Developmental Biology, Genetics
Harvard Medical School
Dr. Perrimon is also a professor of genetics at Harvard Medical School and an associate member of the Broad Institute of Harvard University and the Massachusetts Institute of Technology.
Norbert Perrimon is using functional genomic approaches to identify molecular mechanisms that link physiology, cell biology, and cell differentiation.
Biologists know a lot about the development of body parts—how cells become specialized for certain functions and why, say, the heart develops in the chest and not the head. But the body isn't assembled on a production line that adds one component after another. As an organ forms, one tissue's development must be coordinated in time and space with that of all the others.
To understand the genetic programs that orchestrate this complicated task, Norbert Perrimon studies organ development in Drosophila, the fruit fly. "I wanted to use molecular tools to identify gene function in the context of development," he remembers thinking when he became a graduate student in Paris.

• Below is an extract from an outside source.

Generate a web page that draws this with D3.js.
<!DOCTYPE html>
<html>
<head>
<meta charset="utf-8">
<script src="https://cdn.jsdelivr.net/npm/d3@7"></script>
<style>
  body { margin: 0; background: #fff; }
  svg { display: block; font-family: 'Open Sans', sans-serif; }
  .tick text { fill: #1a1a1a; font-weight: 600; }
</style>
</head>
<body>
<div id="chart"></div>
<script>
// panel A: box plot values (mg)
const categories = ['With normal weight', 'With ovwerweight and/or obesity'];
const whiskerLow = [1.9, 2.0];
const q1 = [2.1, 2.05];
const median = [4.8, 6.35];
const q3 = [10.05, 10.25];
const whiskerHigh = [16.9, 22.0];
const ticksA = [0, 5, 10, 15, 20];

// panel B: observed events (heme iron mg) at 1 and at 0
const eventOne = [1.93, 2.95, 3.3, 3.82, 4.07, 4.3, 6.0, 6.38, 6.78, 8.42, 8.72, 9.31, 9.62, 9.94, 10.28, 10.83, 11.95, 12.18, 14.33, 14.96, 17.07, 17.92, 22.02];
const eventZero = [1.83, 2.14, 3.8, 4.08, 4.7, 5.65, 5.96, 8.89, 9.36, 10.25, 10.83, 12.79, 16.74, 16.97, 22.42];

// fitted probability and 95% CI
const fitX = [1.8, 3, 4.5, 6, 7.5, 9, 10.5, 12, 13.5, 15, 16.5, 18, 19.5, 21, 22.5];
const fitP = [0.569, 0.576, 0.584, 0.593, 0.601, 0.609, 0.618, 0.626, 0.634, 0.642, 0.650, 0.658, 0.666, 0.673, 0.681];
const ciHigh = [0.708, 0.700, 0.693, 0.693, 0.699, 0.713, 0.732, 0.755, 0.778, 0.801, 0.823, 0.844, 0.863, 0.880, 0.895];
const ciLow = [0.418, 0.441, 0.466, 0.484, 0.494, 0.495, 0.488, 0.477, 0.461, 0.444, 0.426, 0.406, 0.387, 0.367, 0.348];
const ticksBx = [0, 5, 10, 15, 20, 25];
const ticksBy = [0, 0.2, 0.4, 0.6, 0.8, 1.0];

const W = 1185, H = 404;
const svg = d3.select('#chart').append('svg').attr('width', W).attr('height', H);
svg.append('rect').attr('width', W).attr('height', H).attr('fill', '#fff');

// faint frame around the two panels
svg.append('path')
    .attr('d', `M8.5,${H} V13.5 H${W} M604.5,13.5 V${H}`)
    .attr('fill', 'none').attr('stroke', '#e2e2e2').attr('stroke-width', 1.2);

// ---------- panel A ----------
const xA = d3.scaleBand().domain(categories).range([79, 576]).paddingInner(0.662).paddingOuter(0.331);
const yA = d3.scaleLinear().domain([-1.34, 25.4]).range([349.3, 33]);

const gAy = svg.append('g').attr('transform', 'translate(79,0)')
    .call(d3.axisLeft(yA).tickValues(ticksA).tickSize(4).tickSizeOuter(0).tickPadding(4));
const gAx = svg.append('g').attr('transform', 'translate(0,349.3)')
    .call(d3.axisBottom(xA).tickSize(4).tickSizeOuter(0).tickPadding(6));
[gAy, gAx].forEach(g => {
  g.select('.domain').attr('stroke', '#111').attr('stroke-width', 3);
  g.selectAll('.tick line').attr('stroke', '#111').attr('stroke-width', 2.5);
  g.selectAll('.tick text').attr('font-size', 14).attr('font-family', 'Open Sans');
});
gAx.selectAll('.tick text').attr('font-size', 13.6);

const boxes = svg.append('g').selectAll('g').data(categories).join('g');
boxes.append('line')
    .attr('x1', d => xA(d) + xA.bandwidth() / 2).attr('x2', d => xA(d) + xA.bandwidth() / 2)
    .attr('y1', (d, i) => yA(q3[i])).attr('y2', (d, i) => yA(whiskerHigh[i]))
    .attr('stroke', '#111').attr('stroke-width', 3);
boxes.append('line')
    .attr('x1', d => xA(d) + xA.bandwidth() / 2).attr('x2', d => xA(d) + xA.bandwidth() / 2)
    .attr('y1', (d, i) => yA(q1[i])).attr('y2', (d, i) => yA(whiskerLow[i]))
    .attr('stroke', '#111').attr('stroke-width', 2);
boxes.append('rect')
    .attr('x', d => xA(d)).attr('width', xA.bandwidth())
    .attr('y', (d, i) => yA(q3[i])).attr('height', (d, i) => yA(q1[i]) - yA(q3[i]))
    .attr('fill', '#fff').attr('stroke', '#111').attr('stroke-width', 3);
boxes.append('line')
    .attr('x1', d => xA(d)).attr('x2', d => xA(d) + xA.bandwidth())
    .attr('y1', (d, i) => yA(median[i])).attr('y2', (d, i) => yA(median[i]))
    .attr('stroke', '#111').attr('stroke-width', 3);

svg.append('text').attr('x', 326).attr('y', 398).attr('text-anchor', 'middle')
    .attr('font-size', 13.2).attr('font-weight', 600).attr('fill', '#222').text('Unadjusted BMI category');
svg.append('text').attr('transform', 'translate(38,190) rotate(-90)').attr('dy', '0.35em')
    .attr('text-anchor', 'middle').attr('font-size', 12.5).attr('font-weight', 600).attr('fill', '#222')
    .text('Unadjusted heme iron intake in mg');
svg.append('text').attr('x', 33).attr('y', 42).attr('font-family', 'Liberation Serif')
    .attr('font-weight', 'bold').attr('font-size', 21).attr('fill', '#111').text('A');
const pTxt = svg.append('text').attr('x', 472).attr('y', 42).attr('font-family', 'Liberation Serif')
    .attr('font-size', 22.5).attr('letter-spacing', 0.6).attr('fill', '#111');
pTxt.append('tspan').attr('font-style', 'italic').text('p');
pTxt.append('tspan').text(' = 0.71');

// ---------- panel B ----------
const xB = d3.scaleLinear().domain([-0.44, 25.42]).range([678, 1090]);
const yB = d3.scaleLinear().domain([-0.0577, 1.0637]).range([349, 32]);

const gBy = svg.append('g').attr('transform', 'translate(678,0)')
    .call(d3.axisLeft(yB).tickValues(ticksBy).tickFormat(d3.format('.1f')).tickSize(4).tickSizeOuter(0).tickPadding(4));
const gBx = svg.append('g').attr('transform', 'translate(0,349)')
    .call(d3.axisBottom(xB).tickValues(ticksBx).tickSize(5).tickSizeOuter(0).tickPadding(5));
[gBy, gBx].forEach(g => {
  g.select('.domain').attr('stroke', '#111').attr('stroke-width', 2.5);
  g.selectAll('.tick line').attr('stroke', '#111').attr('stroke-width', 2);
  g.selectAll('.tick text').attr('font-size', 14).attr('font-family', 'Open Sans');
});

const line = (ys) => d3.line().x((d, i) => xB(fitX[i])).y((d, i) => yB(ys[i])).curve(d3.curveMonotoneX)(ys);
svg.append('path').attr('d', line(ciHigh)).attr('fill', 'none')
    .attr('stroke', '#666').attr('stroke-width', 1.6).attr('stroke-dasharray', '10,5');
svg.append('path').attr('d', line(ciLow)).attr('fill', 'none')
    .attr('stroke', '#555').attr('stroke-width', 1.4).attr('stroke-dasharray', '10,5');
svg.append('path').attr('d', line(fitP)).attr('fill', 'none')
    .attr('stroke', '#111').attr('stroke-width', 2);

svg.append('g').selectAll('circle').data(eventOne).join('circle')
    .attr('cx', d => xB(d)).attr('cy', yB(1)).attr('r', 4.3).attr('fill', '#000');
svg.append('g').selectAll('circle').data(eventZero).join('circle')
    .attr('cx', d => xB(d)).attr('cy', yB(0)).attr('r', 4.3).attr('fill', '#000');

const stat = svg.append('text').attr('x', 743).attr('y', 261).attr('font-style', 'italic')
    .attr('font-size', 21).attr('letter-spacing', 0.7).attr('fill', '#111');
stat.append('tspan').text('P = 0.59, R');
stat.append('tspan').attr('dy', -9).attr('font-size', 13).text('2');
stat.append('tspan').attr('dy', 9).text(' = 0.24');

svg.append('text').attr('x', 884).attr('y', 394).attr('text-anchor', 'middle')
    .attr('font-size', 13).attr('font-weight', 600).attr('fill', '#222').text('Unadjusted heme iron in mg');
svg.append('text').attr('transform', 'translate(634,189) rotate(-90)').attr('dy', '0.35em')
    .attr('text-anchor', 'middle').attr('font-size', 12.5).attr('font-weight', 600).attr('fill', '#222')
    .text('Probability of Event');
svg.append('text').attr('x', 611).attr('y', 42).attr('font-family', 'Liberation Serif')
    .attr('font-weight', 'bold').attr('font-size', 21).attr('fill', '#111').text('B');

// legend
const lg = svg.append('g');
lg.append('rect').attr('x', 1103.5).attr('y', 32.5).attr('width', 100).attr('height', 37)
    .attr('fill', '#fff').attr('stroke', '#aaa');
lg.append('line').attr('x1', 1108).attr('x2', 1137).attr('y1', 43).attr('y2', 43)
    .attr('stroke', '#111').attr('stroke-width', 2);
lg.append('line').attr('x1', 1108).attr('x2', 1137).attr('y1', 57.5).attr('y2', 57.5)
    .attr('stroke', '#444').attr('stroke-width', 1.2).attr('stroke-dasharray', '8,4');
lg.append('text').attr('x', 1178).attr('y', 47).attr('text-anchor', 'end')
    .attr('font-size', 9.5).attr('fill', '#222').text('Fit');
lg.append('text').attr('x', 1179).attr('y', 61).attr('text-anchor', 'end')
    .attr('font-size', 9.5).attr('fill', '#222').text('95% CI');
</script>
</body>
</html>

When the right tools didn't exist, Perrimon had to invent them. One of his major achievements is a method, developed with Andrea Brand, for controlling when and where genes are turned on or off. Called the GAL4/UAS system, it is one of the basic tools in molecular genetics. It allows scientists to determine when a gene springs into action, when it shuts down, and its role in development. Before GAL4/UAS was invented, it was impossible to study genes that proved lethal if left on too long because there was no way of turning them off. But Perrimon's system keeps genes silent except when researchers want them to be expressed. Now thousands of different fly lines contain GAL4/UAS. "This is a pretty important contribution to the field," Perrimon says, "because it gives us a lot of flexibility and precision in the way we control gene expression."
Using GAL4/UAS and other methods he developed, Perrimon has studied cell signaling pathways. For example, he demystified the Wnt pathway, a network of proteins that controls developmental processes such as embryonic induction (one cell influences the fate of other cells), cell polarity (which end of a cell is which), and cell fate (what a cell will become). It was previously known that Wnt proteins secreted from specific sites during development form a gradient in neighboring tissue. The proteins affect genes in target cells, but to different degrees, depending on the distance from the secretion site.

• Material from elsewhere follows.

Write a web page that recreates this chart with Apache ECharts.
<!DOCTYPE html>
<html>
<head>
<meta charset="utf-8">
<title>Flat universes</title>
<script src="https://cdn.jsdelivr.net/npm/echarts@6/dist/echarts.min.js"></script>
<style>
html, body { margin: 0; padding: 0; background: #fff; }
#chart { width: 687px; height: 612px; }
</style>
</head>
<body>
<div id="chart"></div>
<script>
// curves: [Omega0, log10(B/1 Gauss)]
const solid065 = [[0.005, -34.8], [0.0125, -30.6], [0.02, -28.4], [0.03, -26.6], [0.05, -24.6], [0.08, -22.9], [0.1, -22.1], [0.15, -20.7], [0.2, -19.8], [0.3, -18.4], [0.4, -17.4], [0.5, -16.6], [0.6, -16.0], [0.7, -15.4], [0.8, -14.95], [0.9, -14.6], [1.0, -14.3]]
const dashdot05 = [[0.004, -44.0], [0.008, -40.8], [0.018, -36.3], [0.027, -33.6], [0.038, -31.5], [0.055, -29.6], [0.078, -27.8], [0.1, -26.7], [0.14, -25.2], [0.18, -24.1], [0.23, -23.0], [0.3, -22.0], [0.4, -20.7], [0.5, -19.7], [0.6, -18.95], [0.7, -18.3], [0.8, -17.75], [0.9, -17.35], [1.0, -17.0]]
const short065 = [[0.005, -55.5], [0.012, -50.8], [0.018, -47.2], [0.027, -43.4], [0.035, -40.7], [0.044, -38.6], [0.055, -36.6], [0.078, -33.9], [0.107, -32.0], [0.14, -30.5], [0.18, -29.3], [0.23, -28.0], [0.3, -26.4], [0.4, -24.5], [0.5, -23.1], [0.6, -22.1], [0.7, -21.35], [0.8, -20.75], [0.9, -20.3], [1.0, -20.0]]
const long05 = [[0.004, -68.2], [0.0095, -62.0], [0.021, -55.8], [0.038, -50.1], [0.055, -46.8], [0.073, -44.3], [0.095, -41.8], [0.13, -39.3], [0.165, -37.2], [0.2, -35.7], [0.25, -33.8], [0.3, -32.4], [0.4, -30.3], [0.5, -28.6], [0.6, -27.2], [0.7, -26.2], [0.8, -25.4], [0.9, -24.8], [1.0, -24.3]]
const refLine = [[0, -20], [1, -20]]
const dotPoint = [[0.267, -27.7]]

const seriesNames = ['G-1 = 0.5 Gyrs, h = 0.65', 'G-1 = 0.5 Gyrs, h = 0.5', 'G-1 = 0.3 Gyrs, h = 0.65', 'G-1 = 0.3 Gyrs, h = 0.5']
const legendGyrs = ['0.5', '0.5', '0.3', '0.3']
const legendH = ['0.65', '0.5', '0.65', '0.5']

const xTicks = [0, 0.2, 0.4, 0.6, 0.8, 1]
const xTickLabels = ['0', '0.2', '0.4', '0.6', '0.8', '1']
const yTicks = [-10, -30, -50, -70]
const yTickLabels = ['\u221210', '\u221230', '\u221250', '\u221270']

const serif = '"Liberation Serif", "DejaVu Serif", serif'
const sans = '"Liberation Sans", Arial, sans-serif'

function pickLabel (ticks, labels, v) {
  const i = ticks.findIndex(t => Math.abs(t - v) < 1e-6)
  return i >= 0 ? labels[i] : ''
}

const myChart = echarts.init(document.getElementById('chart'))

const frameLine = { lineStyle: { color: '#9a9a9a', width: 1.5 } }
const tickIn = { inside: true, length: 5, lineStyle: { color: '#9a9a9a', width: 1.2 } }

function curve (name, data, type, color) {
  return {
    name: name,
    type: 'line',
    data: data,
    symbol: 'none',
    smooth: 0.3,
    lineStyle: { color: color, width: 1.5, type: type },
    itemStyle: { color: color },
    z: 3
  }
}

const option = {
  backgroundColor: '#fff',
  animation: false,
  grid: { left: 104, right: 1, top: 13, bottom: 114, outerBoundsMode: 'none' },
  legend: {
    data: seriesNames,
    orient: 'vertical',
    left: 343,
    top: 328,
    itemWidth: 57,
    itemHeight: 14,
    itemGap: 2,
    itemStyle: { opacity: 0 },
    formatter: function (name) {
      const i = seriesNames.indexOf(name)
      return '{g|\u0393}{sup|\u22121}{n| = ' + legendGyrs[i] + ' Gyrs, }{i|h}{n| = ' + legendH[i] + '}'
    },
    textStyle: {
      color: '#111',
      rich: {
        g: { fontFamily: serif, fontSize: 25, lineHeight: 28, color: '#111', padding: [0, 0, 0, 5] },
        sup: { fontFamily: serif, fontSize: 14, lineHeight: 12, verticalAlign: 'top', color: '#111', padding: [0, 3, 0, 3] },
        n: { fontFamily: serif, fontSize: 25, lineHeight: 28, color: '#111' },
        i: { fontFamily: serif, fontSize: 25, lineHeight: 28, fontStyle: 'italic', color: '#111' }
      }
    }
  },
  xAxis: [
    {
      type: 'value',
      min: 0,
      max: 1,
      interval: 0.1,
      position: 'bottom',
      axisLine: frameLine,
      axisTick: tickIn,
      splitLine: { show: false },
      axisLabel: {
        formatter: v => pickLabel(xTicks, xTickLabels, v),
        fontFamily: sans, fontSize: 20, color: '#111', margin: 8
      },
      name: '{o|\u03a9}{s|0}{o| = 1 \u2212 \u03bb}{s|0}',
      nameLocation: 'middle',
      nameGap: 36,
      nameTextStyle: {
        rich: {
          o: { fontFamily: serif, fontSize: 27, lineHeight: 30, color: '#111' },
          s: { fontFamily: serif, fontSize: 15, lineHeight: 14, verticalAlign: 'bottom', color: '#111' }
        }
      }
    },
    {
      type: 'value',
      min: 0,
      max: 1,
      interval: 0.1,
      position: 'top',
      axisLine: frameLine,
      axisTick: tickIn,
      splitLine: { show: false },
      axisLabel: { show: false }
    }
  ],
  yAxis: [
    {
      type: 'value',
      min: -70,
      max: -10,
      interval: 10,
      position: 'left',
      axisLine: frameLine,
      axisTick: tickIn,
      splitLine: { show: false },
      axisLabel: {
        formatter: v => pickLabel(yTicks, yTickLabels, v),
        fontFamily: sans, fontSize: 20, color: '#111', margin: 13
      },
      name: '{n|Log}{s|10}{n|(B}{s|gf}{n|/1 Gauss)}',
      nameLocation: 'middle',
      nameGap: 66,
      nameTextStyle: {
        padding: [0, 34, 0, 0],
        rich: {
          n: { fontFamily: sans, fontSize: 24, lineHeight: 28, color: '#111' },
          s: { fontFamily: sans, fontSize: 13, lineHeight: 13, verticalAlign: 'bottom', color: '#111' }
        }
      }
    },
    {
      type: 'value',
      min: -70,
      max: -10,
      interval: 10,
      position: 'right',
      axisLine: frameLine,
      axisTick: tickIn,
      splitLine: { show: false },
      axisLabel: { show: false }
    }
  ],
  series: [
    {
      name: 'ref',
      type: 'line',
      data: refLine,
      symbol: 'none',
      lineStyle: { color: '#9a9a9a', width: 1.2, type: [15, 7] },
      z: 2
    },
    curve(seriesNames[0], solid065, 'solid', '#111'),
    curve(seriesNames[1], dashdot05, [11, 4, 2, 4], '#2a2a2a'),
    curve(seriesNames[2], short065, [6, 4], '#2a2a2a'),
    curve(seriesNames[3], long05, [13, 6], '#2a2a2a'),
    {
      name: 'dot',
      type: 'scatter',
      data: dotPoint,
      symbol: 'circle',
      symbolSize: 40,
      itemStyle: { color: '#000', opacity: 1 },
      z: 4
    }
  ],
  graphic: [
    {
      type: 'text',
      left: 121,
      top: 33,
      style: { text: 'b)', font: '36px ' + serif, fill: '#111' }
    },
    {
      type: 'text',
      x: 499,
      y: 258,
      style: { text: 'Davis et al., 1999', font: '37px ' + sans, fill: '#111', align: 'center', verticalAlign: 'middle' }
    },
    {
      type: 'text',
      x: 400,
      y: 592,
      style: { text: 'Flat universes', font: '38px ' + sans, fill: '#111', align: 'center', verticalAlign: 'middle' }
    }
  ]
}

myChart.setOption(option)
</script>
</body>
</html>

Before Perrimon's studies, the signaling pathway that links Wnt secretion to target genes was a black box. Among the genes his group identified was porcupine, which is essential for Wnt secretion, and two key members of the pathway: dishevelled and GSK3. When dishevelled protein receives the go-ahead from Wnt, it inhibits GSK3 protein. When not inhibited, GSK3 helps degrade a protein that switches on certain genes. Therefore, the net effect of Wnt signaling is to activate those genes. With these landmarks in place, the research community was able to identify the Wnt pathway's other components. Because some members of the pathway have been implicated in several cancers, this detailed knowledge is suggesting new ways to treat the disease.
Perrimon's interests expanded beyond signaling pathways after Drosophila's genome was sequenced in 2000. "This started to make us think about new methods that would allow us to screen the genome more systematically for gene function," he says. "Drosophila has about 14,000 genes, and we wanted to interrogate every one."
To develop a mass screening technique, Perrimon appropriated a technology called RNA interference (RNAi) to prevent each gene in turn from working. Then he determined how suppressing that gene affected Drosophila cells. "Before, when we were doing a genetic screen in the fly, we would focus on only a few genes," he says. "But because of the power of RNAi screening, when we study a problem we now come up with hundreds of genes of interest. This forces us to think more globally about the contributions of all those genes."
For the past eight years, Perrimon's group has been making the technology more and more robust, and they established the Drosophila RNAi Screening Center at Harvard (www.flyRNAi.org). "We transferred all the technologies that our lab has developed into this center, which is open to the scientific community," Perrimon says. "People can go there and do genomewide RNAi screens very effectively."
Perrimon is using the center to screen specific types of cells. For example, some members of his group are identifying genes that assemble the interlaced filaments of proteins that allow muscle cells to expand and contract. "It's like having all the different parts of a house in front of you," Perrimon says. "We want to understand the assembly of those components."
By expressing human genes in the fly, the group is also developing models for diseases such as muscular dystrophy. And they are investigating the interplay between nature and nurture by studying the effects of insulin or diet on muscle gain and loss. "So now we're getting more relevant to humans," Perrimon says. "There are a number of ways in which muscle can atrophy, and we're going to characterize the different pathways that are involved. Muscle is turning out to be a very good system to study with our tools."